Lebanon's two main power brokers Saudi Arabia and Syria have launched efforts last August to solve the stalemate over the Special Tribunal for Lebanon, which is believed to indict Hezbollah in the 2005 assassination.
The powerful Shiite group slammed the court an "Israeli project " aimed to target the party's fight against Israel. Hezbollah has called on Hariri to discredit the tribunal, withdraw Lebanese judges serving in it and cut Lebanon's contribution to the court.
Many fear that if the Netherlands-based tribunal points the finger at Hezbollah violence between Sunnis and Shiites will erupt in Lebanon.
Aoun said the March 8 coalition was informed by Hezbollah as well as Saudi Arabia and Syria of the failure of the initiative.
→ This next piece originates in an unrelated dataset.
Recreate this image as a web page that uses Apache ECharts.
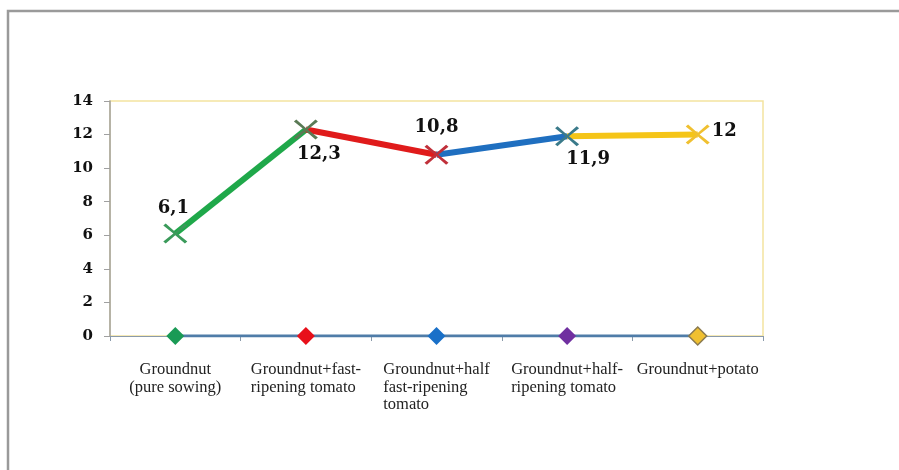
<!DOCTYPE html>
<html><head><meta charset="utf-8">
<script src="https://cdn.jsdelivr.net/npm/echarts@6/dist/echarts.min.js"></script>
<style>html,body{margin:0;padding:0;background:#fff}#c{width:899px;height:470px}</style>
</head><body><div id="c"></div>
<script>
var categories = ["Groundnut\n(pure sowing)", "Groundnut+fast-\nripening tomato", "Groundnut+half\nfast-ripening\ntomato", "Groundnut+half-\nripening tomato", "Groundnut+potato"];
var values = [6.1, 12.3, 10.8, 11.9, 12];
var baseline = [0, 0, 0, 0, 0];
var yTicks = [0, 2, 4, 6, 8, 10, 12, 14];
var segColors = ['#1fa84a', '#e01b1b', '#1f6fc0', '#f5c518'];
var crossColors = ['#3a9a5a', '#5a7a55', '#c0303a', '#3a7a8a', '#f0c030'];
var diamondColors = ['#1a9a55', '#e8101a', '#1a70c8', '#7030a0', '#f0c030'];
var labelPos = [
  {position: 'top', offset: [-2, -1]},
  {position: 'bottom', offset: [13, 1]},
  {position: 'top', offset: [0, -3]},
  {position: 'bottom', offset: [21, -1]},
  {position: 'right', offset: [-3, -3]}
];

var chart = echarts.init(document.getElementById('c'));
var series = [];
series.push({
  type: 'line', data: baseline.map(function (v, i) {
    return {value: v, itemStyle: {color: diamondColors[i], borderColor: i === 4 ? '#8a7a50' : diamondColors[i], borderWidth: i === 4 ? 1.5 : 0}};
  }),
  symbol: 'diamond', symbolSize: 18, showAllSymbol: true,
  lineStyle: {color: '#4f7ca8', width: 3}, z: 3, animation: false
});
for (var s = 0; s < 4; s++) {
  var d = values.map(function (v, i) { return (i === s || i === s + 1) ? v : '-'; });
  series.push({
    type: 'line', data: d, symbol: 'none',
    lineStyle: {color: segColors[s], width: 6}, z: 4, animation: false
  });
}
series.push({
  type: 'line', data: values.map(function (v, i) {
    return {value: v, itemStyle: {color: crossColors[i]}, label: labelPos[i]};
  }),
  symbol: 'path://M0,1 L1,0 L5,4.2 L9,0 L10,1 L5.8,5 L10,9 L9,10 L5,5.8 L1,10 L0,9 L4.2,5 Z',
  symbolSize: [24, 20], showAllSymbol: true,
  lineStyle: {width: 0, opacity: 0},
  label: {show: true, fontFamily: 'DejaVu Serif', fontWeight: 'bold', fontSize: 18, color: '#111',
    formatter: function (p) { return String(p.value).replace('.', ','); }},
  z: 5, animation: false
});

chart.setOption({
  backgroundColor: '#fff',
  animation: false,
  graphic: [{type: 'rect', shape: {x: 8, y: 11, width: 1000, height: 600},
    style: {fill: 'none', stroke: '#9a9a9a', lineWidth: 2.5}, silent: true}],
  grid: {left: 110, right: 136, top: 101, bottom: 134, show: true,
    borderColor: '#f3e3a0', borderWidth: 1.5, backgroundColor: 'transparent'},
  xAxis: {
    type: 'category', data: categories, boundaryGap: true,
    axisLine: {lineStyle: {color: '#8a9aaa', width: 1}},
    axisTick: {show: true, alignWithLabel: false, length: 5, lineStyle: {color: '#8a9aaa'}},
    axisLabel: {interval: 0, margin: 25, fontFamily: 'Liberation Serif', fontSize: 16.5, color: '#222', lineHeight: 17.5,
      formatter: function (v, i) {
        var lines = v.split('\n');
        var st = i === 0 ? 'c' : 'l';
        return lines.map(function (t) { return '{' + st + '|' + t + '}'; }).join('\n');
      },
      rich: {
        l: {align: 'left', fontFamily: 'Liberation Serif', fontSize: 16.5, color: '#222', lineHeight: 17.5},
        c: {align: 'center', fontFamily: 'Liberation Serif', fontSize: 16.5, color: '#222', lineHeight: 17.5}
      }
    }
  },
  yAxis: {
    type: 'value', min: 0, max: 14, interval: 2,
    axisLine: {show: true, lineStyle: {color: '#a0a0a0', width: 1.5}},
    axisTick: {show: true, length: 6, lineStyle: {color: '#a0a0a0'}},
    splitLine: {show: false},
    axisLabel: {margin: 17, fontFamily: 'DejaVu Serif', fontWeight: 'bold', fontSize: 15, color: '#111',
      formatter: function (v) { return yTicks.indexOf(v) >= 0 ? String(v) : ''; }}
  },
  series: series
});
</script></body></html>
Aoun's announcement came after Saad Hariri discussed in New York with Jordanian King Abdullah II, U.S. Secretary of State Hillary Clinton, French President Nicolas Sarkozy and UN Secretary General Ban Ki-moon over the situation in Lebanon.
The Lebanese Prime Minister is expected to meet U.S. President
Barack Obama in Washington on Wednesday.
But the Hezbollah-led March 8 coalition has given Hariri and Lebanese President
Michel Suleiman a deadline of 24 hours to convene a Cabinet session to discuss the Lebanese crisis before taking action.
Several media reports said the March 8-affiliated ministers would submit their resignations from the Cabinet dragging the country deeper into an impasse.